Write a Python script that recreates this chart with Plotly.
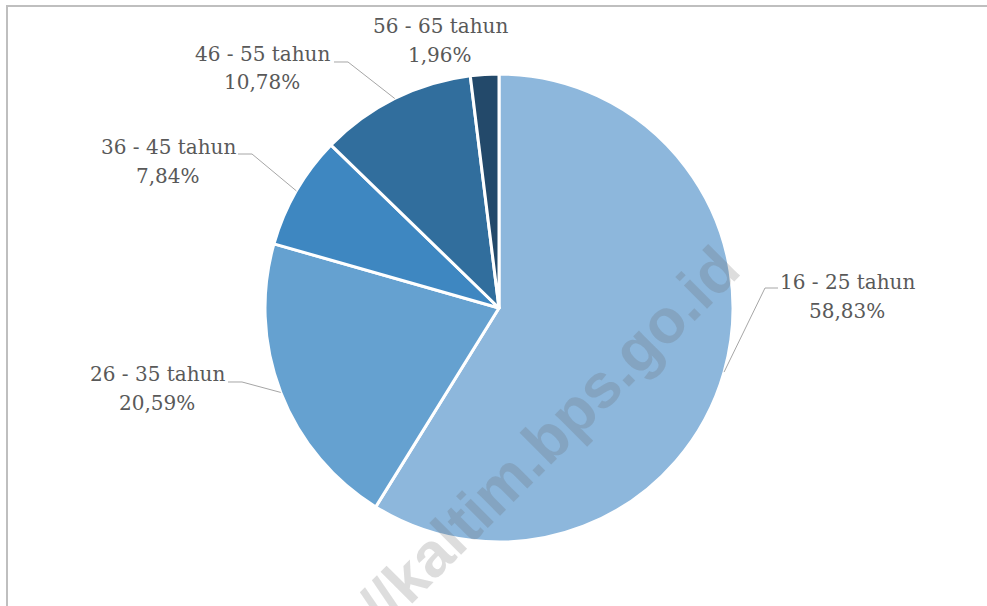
import math
import plotly.graph_objects as go

# Age groups and their shares (%)
categories = ["16 - 25 tahun", "26 - 35 tahun", "36 - 45 tahun", "46 - 55 tahun", "56 - 65 tahun"]
shares = [58.83, 20.59, 7.84, 10.78, 1.96]
colors = ["#8DB7DC", "#65A1D0", "#3E87C1", "#316E9D", "#23496A"]

W, H = 987, 606
CX, CY, R = 499, 308, 234  # pie centre / radius in px


def px_x(x):
    return x / W


def px_y(y):
    return 1 - y / H


# label placement (px): name line centre, percent line centre, elbow points of leader line
label_layout = {
    "16 - 25 tahun": dict(x=847, y1=282, y2=311, elbow=[(778, 288), (765, 288)]),
    "26 - 35 tahun": dict(x=157, y1=374, y2=403, elbow=[(228, 382), (242, 382)]),
    "36 - 45 tahun": dict(x=168, y1=147, y2=176, elbow=[(238, 154), (252, 154)]),
    "46 - 55 tahun": dict(x=262, y1=54, y2=82, elbow=[(334, 62), (348, 62)]),
    "56 - 65 tahun": dict(x=440, y1=26, y2=55, elbow=None),
}

fig = go.Figure(go.Pie(
    labels=categories,
    values=shares,
    sort=False,
    direction="clockwise",
    rotation=0,
    textinfo="none",
    hoverinfo="label+percent",
    marker=dict(colors=colors, line=dict(color="white", width=3)),
    domain=dict(x=[px_x(CX - R), px_x(CX + R)], y=[px_y(CY + R), px_y(CY - R)]),
    showlegend=False,
))

annotations = []
shapes = []
total = sum(shares)
start = 0.0
for cat, val in zip(categories, shares):
    span = val / total * 360
    mid = math.radians(start + span / 2)
    start += span
    lay = label_layout[cat]
    pct = f"{val:.2f}".replace(".", ",") + "%"
    for txt, yy in ((cat, lay["y1"]), (pct, lay["y2"])):
        annotations.append(dict(
            x=px_x(lay["x"]), y=px_y(yy), xref="paper", yref="paper",
            text=txt, showarrow=False, xanchor="center", yanchor="middle",
            font=dict(family="DejaVu Serif", size=20, color="#595959"),
        ))
    if lay["elbow"]:
        ex = CX + R * math.sin(mid)
        ey = CY - R * math.cos(mid)
        pts = lay["elbow"] + [(ex, ey)]
        path = "M " + " L ".join(f"{px_x(a):.5f},{px_y(b):.5f}" for a, b in pts)
        shapes.append(dict(type="path", path=path, xref="paper", yref="paper",
                           line=dict(color="#A6A6A6", width=1)))

# chart frame
shapes.append(dict(type="rect", xref="paper", yref="paper",
                   x0=px_x(7), x1=1.02, y0=-0.02, y1=px_y(6),
                   line=dict(color="#BFBFBF", width=2), fillcolor="rgba(0,0,0,0)"))

# site watermark
annotations.append(dict(
    x=px_x(488), y=px_y(498), xref="paper", yref="paper",
    text="<b>https://kaltim.bps.go.id</b>", showarrow=False, textangle=-45,
    xanchor="center", yanchor="middle",
    font=dict(family="Liberation Sans", size=62, color="rgba(100,100,100,0.22)"),
))

fig.update_layout(
    width=W, height=H,
    margin=dict(l=0, r=0, t=0, b=0),
    paper_bgcolor="white",
    plot_bgcolor="white",
    annotations=annotations,
    shapes=shapes,
)

fig.write_html("out.html")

(Problem details)
Copy each line from the data above that includes "chart".

(Response for this exercise)
Write a Python script that recreates this chart with Plotly.
# chart frame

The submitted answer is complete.